The Perryville Tavern, also known as the Perryville Inn, is a historic building at 167 Perryville Road in Perryville, Union Township, Hunterdon County, New Jersey. It was added to the National Register of Historic Places on July 15, 1977 for its significance in architecture and commerce. The tavern is located west of Clinton, south of the intersection of Interstate 78 and Perryville Road.

==History==
The Perryville Tavern was built in 1813 by Cornelius Carhart on the stage coach route, built in 1806 as the New Jersey Turnpike, between Easton, Pennsylvania and New Brunswick, New Jersey. It was named after Commodore Oliver Hazard Perry for his naval victory at the Battle of Lake Erie on September 10, 1813.

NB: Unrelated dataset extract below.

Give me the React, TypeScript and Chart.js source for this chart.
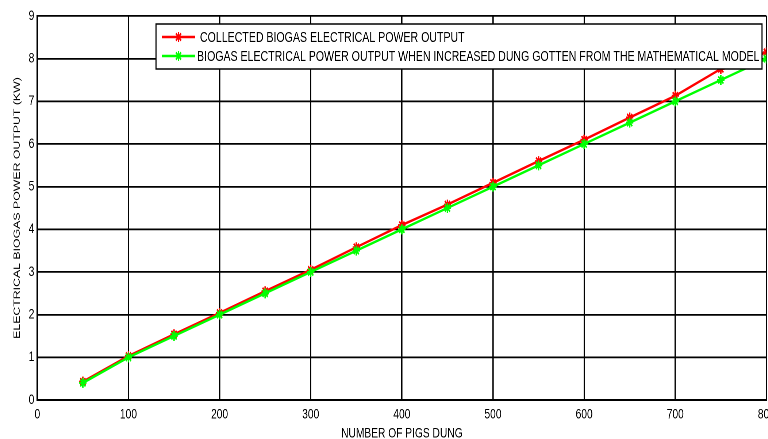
import React, { useEffect, useRef } from "react";
import { Chart, registerables } from "chart.js";

Chart.register(...registerables);

// ---------- data ----------
const pigsDung = [50, 100, 150, 200, 250, 300, 350, 400, 450, 500, 550, 600, 650, 700, 750, 800];
const collectedPower = [0.43, 1.03, 1.54, 2.04, 2.55, 3.05, 3.58, 4.1, 4.58, 5.09, 5.6, 6.1, 6.62, 7.13, 7.76, 8.15];
const modelPower = [0.4, 1.0, 1.5, 2.0, 2.5, 3.0, 3.5, 4.0, 4.5, 5.0, 5.5, 6.0, 6.5, 7.0, 7.5, 8.0];
const seriesLabels = [
  " COLLECTED BIOGAS ELECTRICAL POWER OUTPUT",
  "BIOGAS ELECTRICAL POWER OUTPUT WHEN INCREASED DUNG GOTTEN FROM THE MATHEMATICAL MODEL",
];
const seriesColors = ["#ff0000", "#00ff00"];
const xTitle = "NUMBER OF PIGS DUNG";
const yTitle = "ELECTRICAL BIOGAS POWER OUTPUT (KW)";
const xRange = [0, 800];
const yRange = [0, 9];

// ---------- layout ----------
const SX = 0.73; // horizontal squeeze of the original figure
const VIEW_W = 768;
const VIEW_H = 439;
const CANVAS_W = Math.round(800 / SX);
const FONT = "'Liberation Sans', Arial, Helvetica, sans-serif";
const PLOT_LEFT = 37.3 / SX;
const PLOT_RIGHT = 766.4 / SX;
const PLOT_TOP = 16;
const PLOT_BOTTOM = 400;

function drawStar(ctx: CanvasRenderingContext2D, x: number, y: number, r: number) {
  ctx.beginPath();
  ctx.moveTo(x - r, y);
  ctx.lineTo(x + r, y);
  ctx.moveTo(x, y - r);
  ctx.lineTo(x, y + r);
  const d = r * Math.SQRT1_2;
  ctx.moveTo(x - d, y - d);
  ctx.lineTo(x + d, y + d);
  ctx.moveTo(x - d, y + d);
  ctx.lineTo(x + d, y - d);
  ctx.stroke();
}

const legendBoxPlugin = {
  id: "legendBoxPlugin",
  afterDraw(chart: any) {
    const ctx: CanvasRenderingContext2D = chart.ctx;
    const left = 156 / SX;
    const right = 762 / SX;
    const top = 24;
    const bottom = 69;
    ctx.save();
    ctx.fillStyle = "#ffffff";
    ctx.fillRect(left, top, right - left, bottom - top);
    ctx.strokeStyle = "#000000";
    ctx.lineWidth = 1.5;
    ctx.strokeRect(left, top, right - left, bottom - top);
    const rows = [37, 56];
    chart.data.datasets.forEach((ds: any, i: number) => {
      const y = rows[i];
      const x0 = 162 / SX;
      const x1 = 195 / SX;
      ctx.strokeStyle = ds.borderColor;
      ctx.lineWidth = 2.5;
      ctx.beginPath();
      ctx.moveTo(x0, y);
      ctx.lineTo(x1, y);
      ctx.stroke();
      ctx.lineWidth = 2;
      drawStar(ctx, (x0 + x1) / 2, y, 5);
      ctx.fillStyle = "#000000";
      ctx.font = `14.5px ${FONT}`;
      ctx.textBaseline = "middle";
      ctx.textAlign = "left";
      ctx.fillText(ds.label, 197 / SX, y + 1);
    });
    ctx.restore();
  },
};

export default function App() {
  const canvasRef = useRef<HTMLCanvasElement | null>(null);

  useEffect(() => {
    document.body.style.margin = "0";
    const canvas = canvasRef.current;
    if (!canvas) return;
    const makeData = (ys: number[]) => pigsDung.map((x, i) => ({ x, y: ys[i] }));
    const chart = new Chart(canvas, {
      type: "line",
      data: {
        datasets: [
          {
            label: seriesLabels[0],
            data: makeData(collectedPower),
            borderColor: seriesColors[0],
            backgroundColor: seriesColors[0],
            borderWidth: 2.5,
            pointStyle: "star",
            pointRadius: 5,
            pointBorderWidth: 2,
            pointBorderColor: seriesColors[0],
            tension: 0,
            order: 1,
          },
          {
            label: seriesLabels[1],
            data: makeData(modelPower),
            borderColor: seriesColors[1],
            backgroundColor: seriesColors[1],
            borderWidth: 2.5,
            pointStyle: "star",
            pointRadius: 5,
            pointBorderWidth: 2,
            pointBorderColor: seriesColors[1],
            tension: 0,
            order: 0,
          },
        ],
      },
      options: {
        responsive: false,
        animation: false,
        devicePixelRatio: 2,
        layout: {
          padding: { left: 0, top: PLOT_TOP, right: CANVAS_W - PLOT_RIGHT, bottom: 0 },
        },
        plugins: {
          legend: { display: false },
          tooltip: { enabled: false },
        },
        scales: {
          x: {
            type: "linear",
            min: xRange[0],
            max: xRange[1],
            afterFit: (s: any) => {
              s.height = VIEW_H - PLOT_BOTTOM;
            },
            ticks: {
              stepSize: 100,
              color: "#000",
              padding: 6,
              maxRotation: 0,
              font: { family: FONT, size: 14 },
            },
            grid: { color: "#000", lineWidth: 1.8, drawTicks: false },
            border: { color: "#000", width: 2 },
            title: {
              display: true,
              text: xTitle,
              color: "#000",
              font: { family: FONT, size: 14, lineHeight: 0.8 },
              padding: { top: 0, bottom: 0 },
            },
          },
          y: {
            type: "linear",
            min: yRange[0],
            max: yRange[1],
            afterFit: (s: any) => {
              s.width = PLOT_LEFT;
            },
            ticks: {
              stepSize: 1,
              color: "#000",
              padding: 4,
              font: { family: FONT, size: 14 },
            },
            grid: { color: "#000", lineWidth: 1.8, drawTicks: false },
            border: { color: "#000", width: 2 },
            title: {
              display: true,
              text: yTitle,
              color: "#000",
              font: { family: FONT, size: 12.3, lineHeight: 1.2 },
              padding: { top: 16, bottom: 0 },
            },
          },
        },
      },
      plugins: [legendBoxPlugin],
    });
    return () => chart.destroy();
  }, []);

  return (
    <div
      style={{
        position: "fixed",
        left: 0,
        top: 0,
        width: VIEW_W,
        height: VIEW_H,
        overflow: "hidden",
        background: "#fff",
      }}
    >
      <div style={{ width: CANVAS_W, height: VIEW_H, transform: `scaleX(${SX})`, transformOrigin: "0 0" }}>
        <canvas
          ref={canvasRef}
          width={CANVAS_W}
          height={VIEW_H}
          style={{ width: `${CANVAS_W}px`, height: `${VIEW_H}px`, display: "block" }}
        />
      </div>
    </div>
  );
}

In 1900, it stopped being a public tavern, and became a private residence. In 1957, planning for the construction of Interstate 78 placed the building in the new right of way. It was then purchased by the state and subsequently moved 1000 feet south in January 1960 to its current location and operated as a restaurant.

==Description==
The tavern is a two and one-half story brick building with Federal architecture style. It has been noted as a relatively rare example of this style in the county. Local artist, William Bonnell, may have painted a tavern sign, with a portrait of Andrew Jackson on one side and an American flag on the other for the inn.